§ **PROBLEM**
Images appear in the records below; leave them out and repeat everything else exactly.

"""

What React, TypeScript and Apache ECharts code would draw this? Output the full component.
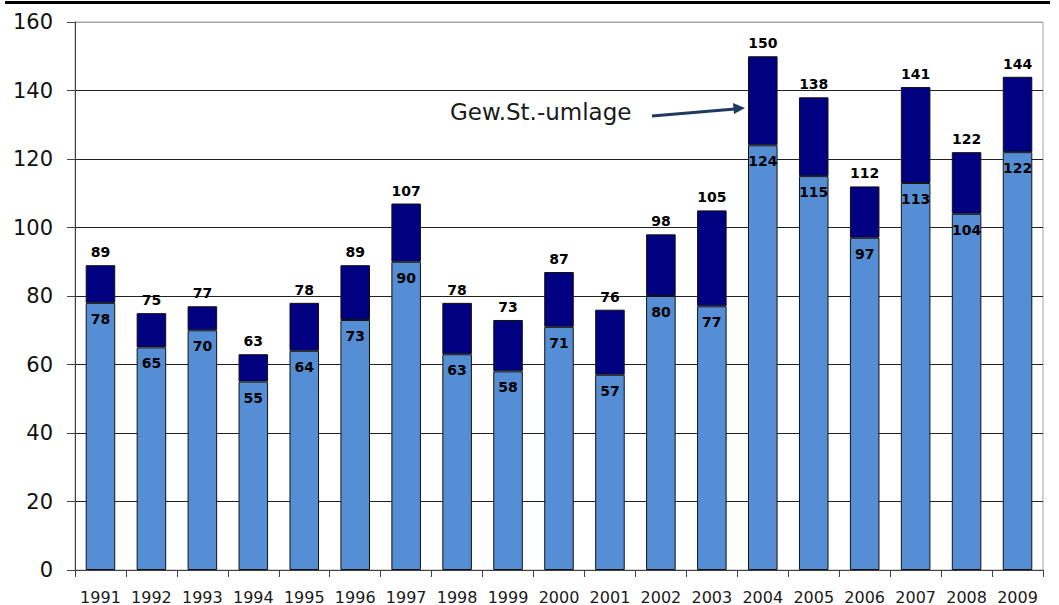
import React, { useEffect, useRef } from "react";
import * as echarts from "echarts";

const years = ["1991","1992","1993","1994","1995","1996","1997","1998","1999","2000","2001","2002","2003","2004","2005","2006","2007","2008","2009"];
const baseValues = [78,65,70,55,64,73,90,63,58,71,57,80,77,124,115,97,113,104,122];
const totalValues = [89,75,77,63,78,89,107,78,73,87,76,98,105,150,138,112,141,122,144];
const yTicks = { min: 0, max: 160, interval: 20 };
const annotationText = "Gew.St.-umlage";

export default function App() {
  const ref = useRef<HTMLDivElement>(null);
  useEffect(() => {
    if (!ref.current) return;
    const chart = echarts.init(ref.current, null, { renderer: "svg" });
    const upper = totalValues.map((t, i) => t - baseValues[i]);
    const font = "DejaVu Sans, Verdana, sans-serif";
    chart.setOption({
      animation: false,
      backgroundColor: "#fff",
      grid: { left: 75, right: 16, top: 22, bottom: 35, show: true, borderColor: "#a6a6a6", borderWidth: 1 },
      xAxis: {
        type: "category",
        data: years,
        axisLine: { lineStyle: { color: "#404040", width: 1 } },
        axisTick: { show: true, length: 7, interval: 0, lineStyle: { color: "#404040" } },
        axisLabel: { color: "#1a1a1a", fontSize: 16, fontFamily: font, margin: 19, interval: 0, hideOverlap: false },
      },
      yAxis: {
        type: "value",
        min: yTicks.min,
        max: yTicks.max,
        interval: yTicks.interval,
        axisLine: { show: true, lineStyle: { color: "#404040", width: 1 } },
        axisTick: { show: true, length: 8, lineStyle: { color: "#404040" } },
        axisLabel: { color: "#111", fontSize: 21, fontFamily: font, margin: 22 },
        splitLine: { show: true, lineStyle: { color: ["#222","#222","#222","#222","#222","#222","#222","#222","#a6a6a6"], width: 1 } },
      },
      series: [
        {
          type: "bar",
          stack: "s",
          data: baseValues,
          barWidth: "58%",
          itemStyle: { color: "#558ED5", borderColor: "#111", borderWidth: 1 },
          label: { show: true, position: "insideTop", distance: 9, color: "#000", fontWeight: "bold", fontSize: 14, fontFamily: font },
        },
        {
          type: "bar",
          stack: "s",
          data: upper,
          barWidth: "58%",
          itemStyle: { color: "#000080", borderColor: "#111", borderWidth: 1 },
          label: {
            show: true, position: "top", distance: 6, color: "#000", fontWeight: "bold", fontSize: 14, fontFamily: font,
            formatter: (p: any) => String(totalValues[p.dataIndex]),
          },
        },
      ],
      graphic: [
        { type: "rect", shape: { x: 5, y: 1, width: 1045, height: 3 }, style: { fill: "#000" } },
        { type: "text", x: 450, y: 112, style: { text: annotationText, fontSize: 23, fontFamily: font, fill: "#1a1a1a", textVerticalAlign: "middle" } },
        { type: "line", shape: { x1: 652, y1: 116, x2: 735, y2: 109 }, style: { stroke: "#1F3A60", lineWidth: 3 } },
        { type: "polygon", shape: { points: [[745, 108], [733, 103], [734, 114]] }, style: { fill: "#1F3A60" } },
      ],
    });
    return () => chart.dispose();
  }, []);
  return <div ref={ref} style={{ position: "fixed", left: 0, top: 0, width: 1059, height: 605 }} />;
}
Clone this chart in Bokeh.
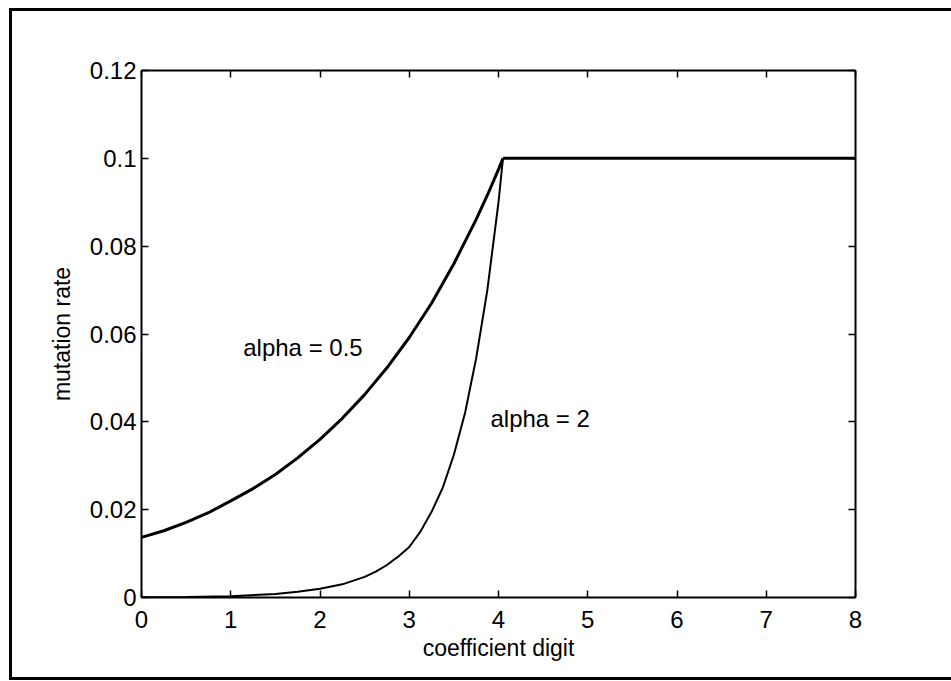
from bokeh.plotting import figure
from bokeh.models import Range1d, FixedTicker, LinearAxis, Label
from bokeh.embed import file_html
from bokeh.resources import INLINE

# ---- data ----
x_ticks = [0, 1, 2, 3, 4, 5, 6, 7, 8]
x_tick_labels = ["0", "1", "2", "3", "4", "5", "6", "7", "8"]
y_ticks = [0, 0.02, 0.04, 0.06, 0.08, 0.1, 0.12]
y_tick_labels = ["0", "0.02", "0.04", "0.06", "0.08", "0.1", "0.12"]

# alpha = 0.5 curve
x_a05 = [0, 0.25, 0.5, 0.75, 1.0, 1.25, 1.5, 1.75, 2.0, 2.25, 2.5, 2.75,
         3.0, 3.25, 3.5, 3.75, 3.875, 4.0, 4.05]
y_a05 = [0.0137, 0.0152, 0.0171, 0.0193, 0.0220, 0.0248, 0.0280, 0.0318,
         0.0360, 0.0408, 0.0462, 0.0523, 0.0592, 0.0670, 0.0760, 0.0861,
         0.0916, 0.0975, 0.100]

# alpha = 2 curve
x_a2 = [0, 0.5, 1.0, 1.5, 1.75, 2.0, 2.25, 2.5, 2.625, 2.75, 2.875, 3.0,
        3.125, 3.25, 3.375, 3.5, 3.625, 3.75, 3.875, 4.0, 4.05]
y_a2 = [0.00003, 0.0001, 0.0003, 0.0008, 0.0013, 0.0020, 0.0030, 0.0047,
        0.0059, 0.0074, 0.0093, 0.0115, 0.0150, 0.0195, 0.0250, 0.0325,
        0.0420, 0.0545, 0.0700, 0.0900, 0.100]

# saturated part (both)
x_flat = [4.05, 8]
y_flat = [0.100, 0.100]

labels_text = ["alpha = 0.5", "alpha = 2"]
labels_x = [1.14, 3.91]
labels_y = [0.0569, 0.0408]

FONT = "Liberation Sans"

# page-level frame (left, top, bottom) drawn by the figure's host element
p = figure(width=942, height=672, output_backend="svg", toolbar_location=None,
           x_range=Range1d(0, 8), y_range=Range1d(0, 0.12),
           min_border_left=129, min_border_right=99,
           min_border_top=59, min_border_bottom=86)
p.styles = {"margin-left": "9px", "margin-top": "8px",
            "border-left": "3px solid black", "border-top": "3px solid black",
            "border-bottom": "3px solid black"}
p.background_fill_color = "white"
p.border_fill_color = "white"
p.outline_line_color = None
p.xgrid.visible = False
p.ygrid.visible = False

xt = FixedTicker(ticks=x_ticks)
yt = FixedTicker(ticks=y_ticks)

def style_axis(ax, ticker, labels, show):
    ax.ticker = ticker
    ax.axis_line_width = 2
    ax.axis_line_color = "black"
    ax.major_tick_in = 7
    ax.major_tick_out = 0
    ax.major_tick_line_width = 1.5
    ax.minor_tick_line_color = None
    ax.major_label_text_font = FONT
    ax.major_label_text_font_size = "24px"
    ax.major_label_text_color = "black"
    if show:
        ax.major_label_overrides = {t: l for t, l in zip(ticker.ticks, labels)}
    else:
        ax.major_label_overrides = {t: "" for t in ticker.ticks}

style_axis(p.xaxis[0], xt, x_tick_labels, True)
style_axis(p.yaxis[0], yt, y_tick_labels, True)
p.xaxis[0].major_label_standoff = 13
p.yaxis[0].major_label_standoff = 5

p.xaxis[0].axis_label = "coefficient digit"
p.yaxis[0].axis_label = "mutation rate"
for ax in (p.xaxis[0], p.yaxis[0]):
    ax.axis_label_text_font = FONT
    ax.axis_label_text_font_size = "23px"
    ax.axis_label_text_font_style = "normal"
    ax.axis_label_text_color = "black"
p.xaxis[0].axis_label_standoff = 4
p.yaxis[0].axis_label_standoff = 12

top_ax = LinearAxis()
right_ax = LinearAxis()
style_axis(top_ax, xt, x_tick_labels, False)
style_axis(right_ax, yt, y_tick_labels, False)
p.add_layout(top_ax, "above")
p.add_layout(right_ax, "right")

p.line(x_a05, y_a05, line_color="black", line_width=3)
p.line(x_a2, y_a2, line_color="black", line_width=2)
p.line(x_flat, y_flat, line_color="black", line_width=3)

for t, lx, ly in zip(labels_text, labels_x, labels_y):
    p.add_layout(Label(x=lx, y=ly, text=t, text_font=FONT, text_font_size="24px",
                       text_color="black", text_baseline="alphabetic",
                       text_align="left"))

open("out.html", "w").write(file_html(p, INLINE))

"""

§ **EXERCISE OUTPUT**
What React, TypeScript and Apache ECharts code would draw this? Output the full component.
import React, { useEffect, useRef } from "react";
import * as echarts from "echarts";

const years = ["1991","1992","1993","1994","1995","1996","1997","1998","1999","2000","2001","2002","2003","2004","2005","2006","2007","2008","2009"];
const baseValues = [78,65,70,55,64,73,90,63,58,71,57,80,77,124,115,97,113,104,122];
const totalValues = [89,75,77,63,78,89,107,78,73,87,76,98,105,150,138,112,141,122,144];
const yTicks = { min: 0, max: 160, interval: 20 };
const annotationText = "Gew.St.-umlage";

export default function App() {
  const ref = useRef<HTMLDivElement>(null);
  useEffect(() => {
    if (!ref.current) return;
    const chart = echarts.init(ref.current, null, { renderer: "svg" });
    const upper = totalValues.map((t, i) => t - baseValues[i]);
    const font = "DejaVu Sans, Verdana, sans-serif";
    chart.setOption({
      animation: false,
      backgroundColor: "#fff",
      grid: { left: 75, right: 16, top: 22, bottom: 35, show: true, borderColor: "#a6a6a6", borderWidth: 1 },
      xAxis: {
        type: "category",
        data: years,
        axisLine: { lineStyle: { color: "#404040", width: 1 } },
        axisTick: { show: true, length: 7, interval: 0, lineStyle: { color: "#404040" } },
        axisLabel: { color: "#1a1a1a", fontSize: 16, fontFamily: font, margin: 19, interval: 0, hideOverlap: false },
      },
      yAxis: {
        type: "value",
        min: yTicks.min,
        max: yTicks.max,
        interval: yTicks.interval,
        axisLine: { show: true, lineStyle: { color: "#404040", width: 1 } },
        axisTick: { show: true, length: 8, lineStyle: { color: "#404040" } },
        axisLabel: { color: "#111", fontSize: 21, fontFamily: font, margin: 22 },
        splitLine: { show: true, lineStyle: { color: ["#222","#222","#222","#222","#222","#222","#222","#222","#a6a6a6"], width: 1 } },
      },
      series: [
        {
          type: "bar",
          stack: "s",
          data: baseValues,
          barWidth: "58%",
          itemStyle: { color: "#558ED5", borderColor: "#111", borderWidth: 1 },
          label: { show: true, position: "insideTop", distance: 9, color: "#000", fontWeight: "bold", fontSize: 14, fontFamily: font },
        },
        {
          type: "bar",
          stack: "s",
          data: upper,
          barWidth: "58%",
          itemStyle: { color: "#000080", borderColor: "#111", borderWidth: 1 },
          label: {
            show: true, position: "top", distance: 6, color: "#000", fontWeight: "bold", fontSize: 14, fontFamily: font,
            formatter: (p: any) => String(totalValues[p.dataIndex]),
          },
        },
      ],
      graphic: [
        { type: "rect", shape: { x: 5, y: 1, width: 1045, height: 3 }, style: { fill: "#000" } },
        { type: "text", x: 450, y: 112, style: { text: annotationText, fontSize: 23, fontFamily: font, fill: "#1a1a1a", textVerticalAlign: "middle" } },
        { type: "line", shape: { x1: 652, y1: 116, x2: 735, y2: 109 }, style: { stroke: "#1F3A60", lineWidth: 3 } },
        { type: "polygon", shape: { points: [[745, 108], [733, 103], [734, 114]] }, style: { fill: "#1F3A60" } },
      ],
    });
    return () => chart.dispose();
  }, []);
  return <div ref={ref} style={{ position: "fixed", left: 0, top: 0, width: 1059, height: 605 }} />;
}
Clone this chart in Bokeh.
from bokeh.plotting import figure
from bokeh.models import Range1d, FixedTicker, LinearAxis, Label
from bokeh.embed import file_html
from bokeh.resources import INLINE

# ---- data ----
x_ticks = [0, 1, 2, 3, 4, 5, 6, 7, 8]
x_tick_labels = ["0", "1", "2", "3", "4", "5", "6", "7", "8"]
y_ticks = [0, 0.02, 0.04, 0.06, 0.08, 0.1, 0.12]
y_tick_labels = ["0", "0.02", "0.04", "0.06", "0.08", "0.1", "0.12"]

# alpha = 0.5 curve
x_a05 = [0, 0.25, 0.5, 0.75, 1.0, 1.25, 1.5, 1.75, 2.0, 2.25, 2.5, 2.75,
         3.0, 3.25, 3.5, 3.75, 3.875, 4.0, 4.05]
y_a05 = [0.0137, 0.0152, 0.0171, 0.0193, 0.0220, 0.0248, 0.0280, 0.0318,
         0.0360, 0.0408, 0.0462, 0.0523, 0.0592, 0.0670, 0.0760, 0.0861,
         0.0916, 0.0975, 0.100]

# alpha = 2 curve
x_a2 = [0, 0.5, 1.0, 1.5, 1.75, 2.0, 2.25, 2.5, 2.625, 2.75, 2.875, 3.0,
        3.125, 3.25, 3.375, 3.5, 3.625, 3.75, 3.875, 4.0, 4.05]
y_a2 = [0.00003, 0.0001, 0.0003, 0.0008, 0.0013, 0.0020, 0.0030, 0.0047,
        0.0059, 0.0074, 0.0093, 0.0115, 0.0150, 0.0195, 0.0250, 0.0325,
        0.0420, 0.0545, 0.0700, 0.0900, 0.100]

# saturated part (both)
x_flat = [4.05, 8]
y_flat = [0.100, 0.100]

labels_text = ["alpha = 0.5", "alpha = 2"]
labels_x = [1.14, 3.91]
labels_y = [0.0569, 0.0408]

FONT = "Liberation Sans"

# page-level frame (left, top, bottom) drawn by the figure's host element
p = figure(width=942, height=672, output_backend="svg", toolbar_location=None,
           x_range=Range1d(0, 8), y_range=Range1d(0, 0.12),
           min_border_left=129, min_border_right=99,
           min_border_top=59, min_border_bottom=86)
p.styles = {"margin-left": "9px", "margin-top": "8px",
            "border-left": "3px solid black", "border-top": "3px solid black",
            "border-bottom": "3px solid black"}
p.background_fill_color = "white"
p.border_fill_color = "white"
p.outline_line_color = None
p.xgrid.visible = False
p.ygrid.visible = False

xt = FixedTicker(ticks=x_ticks)
yt = FixedTicker(ticks=y_ticks)

def style_axis(ax, ticker, labels, show):
    ax.ticker = ticker
    ax.axis_line_width = 2
    ax.axis_line_color = "black"
    ax.major_tick_in = 7
    ax.major_tick_out = 0
    ax.major_tick_line_width = 1.5
    ax.minor_tick_line_color = None
    ax.major_label_text_font = FONT
    ax.major_label_text_font_size = "24px"
    ax.major_label_text_color = "black"
    if show:
        ax.major_label_overrides = {t: l for t, l in zip(ticker.ticks, labels)}
    else:
        ax.major_label_overrides = {t: "" for t in ticker.ticks}

style_axis(p.xaxis[0], xt, x_tick_labels, True)
style_axis(p.yaxis[0], yt, y_tick_labels, True)
p.xaxis[0].major_label_standoff = 13
p.yaxis[0].major_label_standoff = 5

p.xaxis[0].axis_label = "coefficient digit"
p.yaxis[0].axis_label = "mutation rate"
for ax in (p.xaxis[0], p.yaxis[0]):
    ax.axis_label_text_font = FONT
    ax.axis_label_text_font_size = "23px"
    ax.axis_label_text_font_style = "normal"
    ax.axis_label_text_color = "black"
p.xaxis[0].axis_label_standoff = 4
p.yaxis[0].axis_label_standoff = 12

top_ax = LinearAxis()
right_ax = LinearAxis()
style_axis(top_ax, xt, x_tick_labels, False)
style_axis(right_ax, yt, y_tick_labels, False)
p.add_layout(top_ax, "above")
p.add_layout(right_ax, "right")

p.line(x_a05, y_a05, line_color="black", line_width=3)
p.line(x_a2, y_a2, line_color="black", line_width=2)
p.line(x_flat, y_flat, line_color="black", line_width=3)

for t, lx, ly in zip(labels_text, labels_x, labels_y):
    p.add_layout(Label(x=lx, y=ly, text=t, text_font=FONT, text_font_size="24px",
                       text_color="black", text_baseline="alphabetic",
                       text_align="left"))

open("out.html", "w").write(file_html(p, INLINE))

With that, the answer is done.